Civil parish in North Yorkshire, England

Newby and Scalby is a civil parish in North Yorkshire, England. formed by the smaller southern area of Newby and the larger, northern, area of Scalby. From 1974 to 2023 it was in Scarborough district. It has the status of a town council.

==Geography==

The shape of the parish is a rectangle perpendicular to the coast, omitting the south-east corner which is the sea life centre and park of Scarborough, with a north-west rectangular projection most of which is closer to Burniston than Scalby. The village forms one large cluster in the mid-south of this area traversed by several small roads and passing through is a section of the relatively minor A171. Newby is south of the Scalby Beck (or Sea Cut) and is physically undivided from the rest of Scarborough. The coast here is cliffs topped by the Cleveland Way including Scalby Ness.

==Demography==
According to the 2011 UK census, Newby and Scalby parish had a population of 9,513. At the time of the last census the rate of home ownership (with or without a loan) was greater than the average in the district and the proportion of social housing was significantly lower in terms of housing stock. The population here had decreased by 2.4% from the 2001 UK census figure of 9,748.

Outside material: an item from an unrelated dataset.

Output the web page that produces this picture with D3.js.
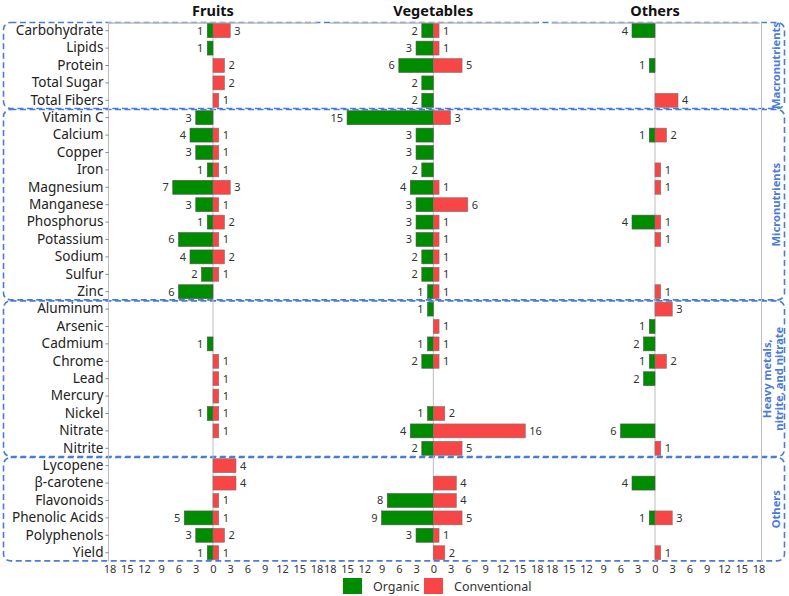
<!DOCTYPE html>
<html>
<head>
<meta charset="utf-8">
<script src="https://cdn.jsdelivr.net/npm/d3@7"></script>
<style>
  body { margin: 0; background: #fff; }
  svg { display: block; font-family: "Segoe UI", "Noto Sans", sans-serif; }
</style>
</head>
<body>
<svg id="chart" width="789" height="596"></svg>
<script>
// ---------- DATA ----------
const categories = [
  "Carbohydrate", "Lipids", "Protein", "Total Sugar", "Total Fibers",
  "Vitamin C", "Calcium", "Copper", "Iron", "Magnesium", "Manganese", "Phosphorus",
  "Potassium", "Sodium", "Sulfur", "Zinc",
  "Aluminum", "Arsenic", "Cadmium", "Chrome", "Lead", "Mercury", "Nickel", "Nitrate", "Nitrite",
  "Lycopene", "β-carotene", "Flavonoids", "Phenolic Acids", "Polyphenols", "Yield"
];
const panels = ["Fruits", "Vegetables", "Others"];

const fruitsOrganic      = [1,1,0,0,0, 3,4,3,1,7,3,1,6,4,2,6, 0,0,1,0,0,0,1,0,0, 0,0,0,5,3,1];
const fruitsConventional = [3,0,2,2,1, 0,1,1,1,3,1,2,1,2,1,0, 0,0,0,1,1,1,1,1,0, 4,4,1,1,2,1];
const vegOrganic         = [2,3,6,2,2, 15,3,3,2,4,3,3,3,2,2,1, 1,0,1,2,0,0,1,4,2, 0,0,8,9,3,0];
const vegConventional    = [1,1,5,0,0, 3,0,0,0,1,6,1,1,1,1,1, 0,1,1,1,0,0,2,16,5, 0,4,4,5,1,2];
const othersOrganic      = [4,0,1,0,0, 0,1,0,0,0,0,4,0,0,0,0, 0,1,2,1,2,0,0,6,0, 0,4,0,1,0,0];
const othersConventional = [0,0,0,0,4, 0,2,0,1,1,0,1,1,0,0,1, 3,0,0,2,0,0,0,0,1, 0,0,0,3,0,1];

const groups = [
  { name: ["Macronutrients"], first: "Carbohydrate", last: "Total Fibers" },
  { name: ["Micronutrients"], first: "Vitamin C", last: "Zinc" },
  { name: ["Heavy metals,", "nitrite, and nitrate"], first: "Aluminum", last: "Nitrite" },
  { name: ["Others"], first: "Lycopene", last: "Yield" }
];
const tickValues = [-18, -15, -12, -9, -6, -3, 0, 3, 6, 9, 12, 15, 18];
const seriesNames = ["Organic", "Conventional"];

const organicSeries = [fruitsOrganic, vegOrganic, othersOrganic];
const conventionalSeries = [fruitsConventional, vegConventional, othersConventional];

// ---------- LAYOUT ----------
const green = "#008c00", red = "#f84545";
const svg = d3.select("#chart");
const topY = 22, bottomY = 561.4;
const zeros = [213, 433.3, 655];
const half = 103.5;

const y = d3.scaleBand().domain(categories).range([topY, bottomY]).paddingInner(0.2).paddingOuter(0.1);
const yb = d3.scaleBand().domain(categories).range([topY, bottomY]);

const xs = zeros.map(z => d3.scaleLinear().domain([-18, 18]).range([z - half, z + half]));

// Group boxes
groups.forEach(g => {
  const y0 = yb(g.first), y1 = yb(g.last) + yb.bandwidth();
  svg.append("rect")
    .attr("x", 3.5).attr("y", y0 + 0.5)
    .attr("width", 781).attr("height", y1 - y0 - 1)
    .attr("rx", 7).attr("ry", 7)
    .attr("fill", "none").attr("stroke", "#4a7bd8")
    .attr("stroke-width", 1.6).attr("stroke-dasharray", "6,3.5");
  const cy = (y0 + y1) / 2;
  const lines = g.name;
  const t = svg.append("text")
    .attr("transform", `translate(${lines.length > 1 ? 767 : 776},${cy}) rotate(-90)`)
    .attr("text-anchor", "middle")
    .attr("fill", "#4a7bd8").attr("font-weight", "bold").attr("font-size", 11.2);
  lines.forEach((l, i) => t.append("tspan").attr("x", 0).attr("dy", i === 0 ? "0.35em" : "1.08em").text(l));
});

// Frame lines
const gray = "#bdbdbd";
svg.append("line").attr("x1", 108.5).attr("x2", 108.5).attr("y1", topY).attr("y2", bottomY).attr("stroke", gray);
svg.append("line").attr("x1", 761.5).attr("x2", 761.5).attr("y1", topY).attr("y2", bottomY).attr("stroke", gray);

// Left axis
const yAxis = svg.append("g").attr("transform", "translate(108.5,0)")
  .call(d3.axisLeft(yb).tickSize(3).tickPadding(2));
yAxis.select(".domain").remove();
yAxis.selectAll(".tick line").attr("stroke", "#888");
yAxis.selectAll(".tick text").attr("font-size", 13.6).attr("fill", "#222")
  .attr("font-family", "'Segoe UI', 'Noto Sans', sans-serif");

panels.forEach((p, i) => {
  const x = xs[i];
  const g = svg.append("g");
  g.append("text").attr("x", zeros[i]).attr("y", 16).attr("text-anchor", "middle")
    .attr("font-weight", "bold").attr("font-size", 14.5).attr("fill", "#111").text(p);
  g.append("line").attr("x1", x.range()[0] - (i === 0 ? 1 : 0)).attr("x2", x.range()[1] + 1)
    .attr("y1", topY + 1).attr("y2", topY + 1).attr("stroke", gray).attr("stroke-width", 1.5);
  g.append("line").attr("x1", x(0)).attr("x2", x(0)).attr("y1", topY).attr("y2", bottomY)
    .attr("stroke", gray);

  const org = organicSeries[i], conv = conventionalSeries[i];
  const rows = categories.map((c, k) => ({ c, o: org[k], v: conv[k] }));

  g.selectAll(".org").data(rows.filter(d => d.o > 0)).join("rect")
    .attr("x", d => x(-d.o)).attr("y", d => y(d.c))
    .attr("width", d => x(0) - x(-d.o)).attr("height", y.bandwidth())
    .attr("fill", green).attr("stroke", "#555").attr("stroke-width", 0.6);
  g.selectAll(".conv").data(rows.filter(d => d.v > 0)).join("rect")
    .attr("x", x(0)).attr("y", d => y(d.c))
    .attr("width", d => x(d.v) - x(0)).attr("height", y.bandwidth())
    .attr("fill", red).attr("stroke", "#777").attr("stroke-width", 0.6);

  g.selectAll(".ol").data(rows.filter(d => d.o > 0)).join("text")
    .attr("x", d => x(-d.o) - 4).attr("y", d => y(d.c) + y.bandwidth() / 2)
    .attr("dy", "0.36em").attr("text-anchor", "end")
    .attr("font-size", 11).attr("fill", "#333").text(d => d.o);
  g.selectAll(".cl").data(rows.filter(d => d.v > 0)).join("text")
    .attr("x", d => x(d.v) + 4).attr("y", d => y(d.c) + y.bandwidth() / 2)
    .attr("dy", "0.36em").attr("text-anchor", "start")
    .attr("font-size", 11).attr("fill", "#333").text(d => d.v);

  const ax = g.append("g").attr("transform", `translate(0,${bottomY + 1})`)
    .call(d3.axisBottom(x).tickValues(tickValues).tickSize(0).tickPadding(3).tickFormat(d => Math.abs(d)));
  ax.select(".domain").remove();
  ax.selectAll(".tick text").attr("font-size", 11).attr("fill", "#333")
    .attr("font-family", "'Segoe UI', 'Noto Sans', sans-serif");
});

// Legend
const legend = svg.append("g").attr("transform", "translate(343,578)");
const lx = [0, 81];
seriesNames.forEach((s, i) => {
  legend.append("rect").attr("x", lx[i]).attr("y", 0).attr("width", 19).attr("height", 16)
    .attr("fill", i === 0 ? green : red);
  legend.append("text").attr("x", lx[i] + 30).attr("y", 8).attr("dy", "0.36em")
    .attr("font-size", 12.5).attr("fill", "#333").text(s);
});
</script>
</body>
</html>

2011 Published Statistics: Population, home ownership and extracts from Physical Environment, surveyed in 2005
| Output area | Homes owned outright | Owned with a loan | Socially rented | Privately rented | Shared ownership | Other | km^{2} green spaces | km^{2} roads | km^{2} water | km^{2} domestic gardens | km^{2} domestic buildings | km^{2} non-domestic buildings | Usual residents | km^{2} |
|---|---|---|---|---|---|---|---|---|---|---|---|---|---|---|
| Newby and Scalby | 2,182 | 1,277 | 306 | 321 | 45 | 64 | 10.45 | 0.50 | 0.48 | 1.67 | 0.38 | 0.06 | 9,513 | 13.29 |

==Amenities==
Scalby has the high street of the two settlements, commercial at street-level leading westward and upwards into the North York Moors National Park.

Scarborough RUFC, play and train immediately north of the built-up area. A separate ground in Scarborough itself is the ground of Scarborough Pirates ARLFC.

Scalby Cricket Club and Scalby Football Club share a ground on Carr Lane.

St Laurence's Church, Scalby was built in the 13th century and is a grade II* listed building, the middle category of listing. St Joseph's Church, Newby is the local Catholic church.

Newby and Scalby Primary School is the main amenity named after both villages or suburbs. Scalby School is local secondary school in the parish.

Newby and Scalby Library and Information Centre is run by volunteers after being threatened with closure. It is a registered charity, and operates in partnership with North Yorkshire County Council. In 2026 it was chosen by the Poet Laureatue Simon Armitage as a venue for his annual library tour, which in 2026 visited libraries in places with initials N-P.